China with its 1.4 billion people has long since made the leap from being an extended workbench to a highly innovative economy. The country is a leader in many fields of technology, including important components for the energy transition such as batteries for electric cars or solar cells, and present itself as a target market in itself that cannot be avoided by many companies. The Covid-19 pandemic, on the other hand, has shown the dangers of interrupted supply chains. Companies are therefore well advised to rethink their China strategy against the background of an opportunity-risk analysis. With regard to skilled workers and managers, demographic change is also making itself felt in China. It is increasingly becoming a challenge to recruit and retain qualified employees. Salaries and additional benefits have to fit. Conversely, foreigners can be employed either on local contracts or expat contracts - or both. A strategic question is therefore: how should multinationals recruit from China's increasingly skilled talent pool while benefiting from global talent flows?

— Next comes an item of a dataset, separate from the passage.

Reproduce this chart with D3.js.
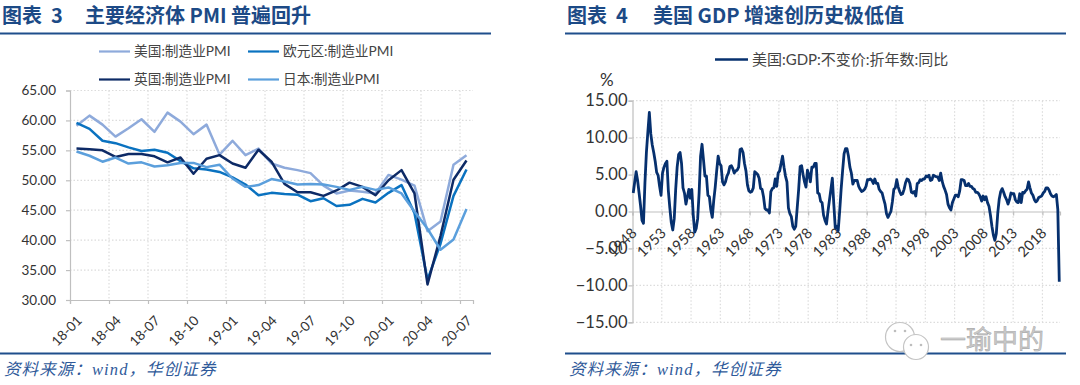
<!DOCTYPE html>
<html>
<head>
<meta charset="utf-8">
<script src="https://cdn.jsdelivr.net/npm/d3@7"></script>
<style>
  html, body { margin: 0; padding: 0; background: #fff; }
  svg { display: block; }
  text { font-family: "Lato", "Noto Sans CJK SC", sans-serif; fill: #333; }
  .title { font-family: "Noto Sans CJK SC", sans-serif; font-size: 20px; font-weight: 700; fill: #1c4a86; white-space: pre; }
  .source { font-family: "Liberation Serif", "Noto Sans CJK SC", serif; font-size: 16.5px; font-style: italic; fill: #2f5a9a; letter-spacing: 1.1px; }
  .legend { font-size: 13.7px; fill: #444; }
  .legend-large { font-size: 15px; fill: #444; }
  .axis path, .axis line { stroke: #bfbfbf; stroke-width: 1.2; }
  .pmi-axis text { font-size: 13.5px; fill: #333; }
  .gdp-axis text { font-size: 14.5px; fill: #333; }
  .gdp-y text { font-size: 16.5px; fill: #333; }
  .grid line { stroke: #dcdcdc; stroke-width: 1.2; stroke-dasharray: 1.5 2; }
  .rule { stroke: #1f4e8c; stroke-width: 2; }
  .mark { fill: #c9c9c9; stroke: #9c9c9c; stroke-width: 0.4; font-family: "Noto Sans CJK SC", sans-serif; font-size: 26px; }
</style>
</head>
<body>
<svg id="chart" width="1080" height="385"></svg>
<script>
const months = [
  "18-01", "18-02", "18-03", "18-04", "18-05", "18-06", "18-07", "18-08", "18-09", "18-10", "18-11", "18-12",
  "19-01", "19-02", "19-03", "19-04", "19-05", "19-06", "19-07", "19-08", "19-09", "19-10", "19-11", "19-12",
  "20-01", "20-02", "20-03", "20-04", "20-05", "20-06", "20-07"
];
const usPmi = [59.1, 60.8, 59.3, 57.3, 58.7, 60.2, 58.1, 61.3, 59.8, 57.7, 59.3, 54.3, 56.6, 54.2, 55.3, 52.8, 52.1, 51.7, 51.2, 49.1, 47.8, 48.3, 48.1, 47.8, 50.9, 50.1, 49.1, 41.5, 43.1, 52.6, 54.2];
const euroPmi = [59.6, 58.6, 56.6, 56.2, 55.5, 54.9, 55.1, 54.6, 53.2, 52.0, 51.8, 51.4, 50.5, 49.3, 47.5, 47.9, 47.7, 47.6, 46.5, 47.0, 45.7, 45.9, 46.9, 46.3, 47.9, 49.2, 44.5, 33.4, 39.4, 47.4, 51.8];
const ukPmi = [55.3, 55.2, 55.0, 53.9, 54.4, 54.4, 54.0, 53.0, 53.8, 51.1, 53.6, 54.2, 52.8, 52.1, 55.1, 53.1, 49.4, 48.0, 48.0, 47.4, 48.3, 49.6, 48.9, 47.5, 50.0, 51.7, 47.8, 32.6, 40.7, 50.1, 53.3];
const japanPmi = [54.8, 54.1, 53.1, 53.8, 52.8, 53.0, 52.3, 52.5, 52.9, 52.9, 52.2, 52.6, 50.3, 48.9, 49.2, 50.2, 49.8, 49.3, 49.4, 49.3, 48.9, 48.4, 48.9, 48.4, 48.8, 47.8, 44.8, 41.9, 38.4, 40.1, 45.2];
const pmiTicks = [30, 35, 40, 45, 50, 55, 60, 65];

const gdpStartYear = 1948;
const gdpYears = ["1948", "1953", "1958", "1963", "1968", "1973", "1978", "1983", "1988", "1993", "1998", "2003", "2008", "2013", "2018"];
const gdpTicks = [-15, -10, -5, 0, 5, 10, 15];
// quarterly, 1948Q1 to 2020Q2
const gdpYoY = [
  2.5, 4.0, 5.4, 4.2, 2.5, 0.8, -1.2, -1.6, 3.9, 8.0, 10.8, 13.4,
  10.5, 9.0, 8.0, 6.8, 5.3, 4.9, 3.4, 2.2, 5.2, 6.0, 6.5, 6.8,
  2.8, 0.5, -1.5, -2.5, -1.0, 3.0, 6.0, 7.7, 8.0, 6.5, 3.2, 2.5,
  1.0, 2.0, 3.0, 1.8, 3.0, -0.5, -2.8, -2.3, -1.0, 2.5, 7.5, 9.1,
  7.0, 4.8, 4.8, 2.2, 2.0, 0.2, -0.8, 1.5, 3.3, 5.5, 7.5, 6.5,
  6.2, 4.0, 3.6, 4.0, 4.8, 5.2, 6.1, 6.2, 5.8, 5.2, 5.5, 5.6,
  6.0, 8.4, 8.5, 8.0, 6.5, 5.5, 3.6, 2.8, 2.6, 2.7, 3.2, 5.4,
  5.2, 5.0, 4.5, 3.1, 3.0, 2.0, 0.4, 0.2, 0.2, -0.2, 2.7, 3.1,
  3.2, 4.4, 3.4, 5.2, 5.5, 6.5, 7.5, 6.0, 4.8, 4.0, 0.5, -0.3,
  -0.7, -2.0, -2.4, -2.0, 0.5, 3.0, 6.1, 6.2, 5.0, 4.0, 3.3, 5.6,
  5.0, 4.0, 6.0, 6.0, 6.5, 6.5, 2.5, 2.4, 1.4, 1.2, -0.5, -1.2,
  -1.7, 0.0, 1.5, 3.0, 4.5, 1.0, -2.2, -2.0, -2.6, 0.0, 3.0, 5.5,
  7.8, 8.5, 8.5, 7.5, 6.0, 5.2, 3.7, 4.2, 4.2, 4.2, 3.4, 3.0,
  2.7, 2.8, 3.0, 3.4, 4.3, 4.3, 4.4, 4.2, 3.8, 4.4, 3.8, 3.8,
  3.0, 2.7, 2.5, 1.7, 1.0, -0.3, -0.8, -0.4, 0.0, 1.3, 3.0, 3.2,
  4.3, 3.3, 2.7, 2.3, 2.4, 3.0, 3.9, 4.4, 4.3, 3.8, 2.6, 2.5,
  2.7, 2.1, 3.8, 3.9, 4.3, 4.2, 4.4, 4.4, 4.8, 4.7, 4.9, 4.2,
  4.3, 4.9, 4.8, 4.7, 4.7, 4.2, 5.2, 4.1, 3.4, 2.9, 2.3, 1.0,
  0.5, 0.2, 1.2, 1.7, 2.2, 2.2, 2.0, 2.8, 4.3, 4.3, 4.2, 3.5,
  3.5, 3.8, 3.4, 3.4, 3.1, 3.0, 2.6, 2.6, 2.4, 2.0, 1.4, 2.1,
  1.6, 2.0, 1.2, 0.7, -0.5, -2.0, -3.2, -3.9, -3.0, -0.2, 1.7, 2.7,
  3.1, 2.6, 2.0, 1.6, 1.0, 1.6, 2.5, 2.4, 2.4, 1.6, 1.3, 1.2,
  2.4, 1.2, 2.6, 2.5, 2.8, 3.0, 4.0, 3.2, 2.5, 2.2, 1.6, 1.3,
  1.5, 1.9, 2.0, 2.1, 2.5, 2.7, 3.2, 3.2, 2.9, 2.4, 2.1, 2.0,
  2.1, 2.3, 0.3, -9.5
];

const svg = d3.select("#chart");

function slantLabels(sel, dx, dy) {
  sel.selectAll("text")
    .attr("x", 0).attr("y", 0).attr("dy", "0.35em")
    .attr("text-anchor", "end")
    .attr("transform", `translate(${dx},${dy}) rotate(-45)`);
}

function pmiChart() {
  const left = 70, right = 473, top = 90.5, bottom = 300;
  const x = d3.scaleLinear().domain([0, months.length]).range([left, right]);
  const y = d3.scaleLinear().domain([30, 65]).range([bottom, top]);
  const xTicks = d3.range(0, months.length, 3);

  const grid = svg.append("g").attr("class", "grid");
  grid.selectAll(".h").data(pmiTicks.slice(1)).join("line").attr("class", "h")
    .attr("x1", left).attr("x2", right).attr("y1", d => y(d)).attr("y2", d => y(d));
  grid.selectAll(".v").data(xTicks.slice(1)).join("line").attr("class", "v")
    .attr("x1", d => x(d)).attr("x2", d => x(d)).attr("y1", top).attr("y2", bottom);

  svg.append("g").attr("class", "axis pmi-axis")
    .attr("transform", `translate(0,${bottom})`)
    .call(d3.axisBottom(x).tickValues(xTicks).tickSizeOuter(0).tickSize(4).tickFormat(i => months[i]))
    .call(slantLabels, 9, 18);

  svg.append("g").attr("class", "axis pmi-axis")
    .attr("transform", `translate(${left},0)`)
    .call(d3.axisLeft(y).tickValues(pmiTicks).tickSizeOuter(0).tickSize(4).tickPadding(10).tickFormat(d3.format(".2f")));

  const line = d3.line().x((d, i) => x(i + 0.5)).y(d => y(d));
  const series = [
    { name: "美国:制造业PMI", values: usPmi, color: "#8eaadb" },
    { name: "欧元区:制造业PMI", values: euroPmi, color: "#0a72c0" },
    { name: "英国:制造业PMI", values: ukPmi, color: "#0d2a66" },
    { name: "日本:制造业PMI", values: japanPmi, color: "#5b9fdc" }
  ];
  svg.append("g").selectAll("path").data(series).join("path")
    .attr("d", d => line(d.values))
    .attr("fill", "none").attr("stroke", d => d.color)
    .attr("stroke-width", 2.5).attr("stroke-linejoin", "round");

  const legend = svg.append("g").selectAll("g").data(series).join("g")
    .attr("transform", (d, i) => `translate(${i % 2 ? 248 : 99},${i < 2 ? 51.5 : 79.5})`);
  legend.append("line").attr("x2", 31).attr("stroke", d => d.color).attr("stroke-width", 2.2);
  legend.append("text").attr("class", "legend").attr("x", 35).attr("dy", "0.36em").text(d => d.name);
}

function gdpChart() {
  const left = 632.5, right = 1060, top = 100.7, bottom = 322.3;
  const x = d3.scaleLinear().domain([gdpStartYear, gdpStartYear + gdpYoY.length / 4]).range([left, right]);
  const y = d3.scaleLinear().domain([-15, 15]).range([bottom, top]);

  const grid = svg.append("g").attr("class", "grid");
  grid.selectAll(".h").data(gdpTicks.filter(d => d !== 0)).join("line").attr("class", "h")
    .attr("x1", left).attr("x2", right).attr("y1", d => y(d)).attr("y2", d => y(d));
  grid.selectAll(".v").data(gdpYears.slice(1)).join("line").attr("class", "v")
    .attr("x1", d => x(+d)).attr("x2", d => x(+d)).attr("y1", top).attr("y2", bottom);

  svg.append("g").attr("class", "axis gdp-y")
    .attr("transform", `translate(${left},0)`)
    .call(d3.axisLeft(y).tickValues(gdpTicks).tickSizeOuter(0).tickSize(4).tickPadding(1).tickFormat(d3.format(".2f")));

  svg.append("g").attr("class", "axis gdp-axis")
    .attr("transform", `translate(0,${y(0)})`)
    .call(d3.axisBottom(x).tickValues(gdpYears.map(Number)).tickSizeOuter(0).tickSize(4).tickFormat(d3.format("d")))
    .call(slantLabels, 1, 19);

  const line = d3.line().x((d, i) => x(gdpStartYear + (i + 0.5) / 4)).y(d => y(d));
  svg.append("path").datum(gdpYoY)
    .attr("d", line).attr("fill", "none").attr("stroke", "#06306e")
    .attr("stroke-width", 2.8).attr("stroke-linejoin", "round");

  svg.append("line").attr("x1", 715).attr("x2", 748).attr("y1", 59.5).attr("y2", 59.5)
    .attr("stroke", "#06306e").attr("stroke-width", 2.6);
  svg.append("text").attr("class", "legend-large").attr("x", 752).attr("y", 59.5).attr("dy", "0.36em")
    .text("美国:GDP:不变价:折年数:同比");
  svg.append("text").attr("x", 600).attr("y", 86).attr("font-size", 17).text("%");
}

function frame() {
  const panels = [
    { label: "图表  3", title: "主要经济体 PMI 普遍回升", tx: 2, hx: 85, x1: 0, x2: 491 },
    { label: "图表  4", title: "美国 GDP 增速创历史极低值", tx: 567, hx: 653, x1: 565, x2: 1066 }
  ];
  panels.forEach(p => {
    svg.append("text").attr("class", "title").attr("x", p.tx).attr("y", 23).text(p.label);
    svg.append("text").attr("class", "title").attr("x", p.hx).attr("y", 23).text(p.title);
    svg.append("line").attr("class", "rule").attr("x1", p.x1).attr("x2", p.x2).attr("y1", 33.5).attr("y2", 33.5);
    svg.append("line").attr("class", "rule").attr("x1", p.x1).attr("x2", p.x2).attr("y1", 353.5).attr("y2", 353.5);
    svg.append("text").attr("class", "source").attr("x", p.tx + 2).attr("y", 375).text("资料来源：wind，华创证券");
  });

  // watermark
  const mark = svg.append("g");
  [[900, 337, 14.5], [916, 347, 12.5]].forEach(c => {
    mark.append("circle").attr("cx", c[0]).attr("cy", c[1]).attr("r", c[2])
      .attr("fill", "#fff").attr("stroke", "#c4c4c4").attr("stroke-width", 1.2);
  });
  [[895, 331], [905, 331], [911, 345], [921, 345]].forEach(c => {
    mark.append("circle").attr("cx", c[0]).attr("cy", c[1]).attr("r", 1.3).attr("fill", "#bdbdbd");
  });
  mark.append("text").attr("class", "mark").attr("x", 940).attr("y", 349).text("一瑜中的");
}

pmiChart();
gdpChart();
frame();
</script>
</body>
</html>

Even without China, the APAC region has an impressive 2.3 billion inhabitants, 1.4 billion of whom live in India. However, anyone who thinks that a shortage of skilled labour is not an issue is mistaken. It is precisely the high growth dynamic that ensures that there are more jobs than relevant applicants. In addition, international companies are increasingly pursuing a China + 1 strategy in order to diversify the dependency of their Asian business or investments. Therefore, they are increasingly looking at countries such as India, Indonesia, Singapore, Vietnam, Thailand and Malaysia. But India as the fifth largest economy in the world is a very complex structure, which is illustrated by the number of no less than 23 official national languages, English and Hindi being the most important ones. One thing is safe to say: There are no shortcuts in hiring leaders. The focus on affordability and convenience may well be at the expense of sustainability and performance. Without sound advice it will be difficult to find the right leaders for one's own branches or subsidiaries in all the countries mentioned. But a thorough leadership assessment is the key to success!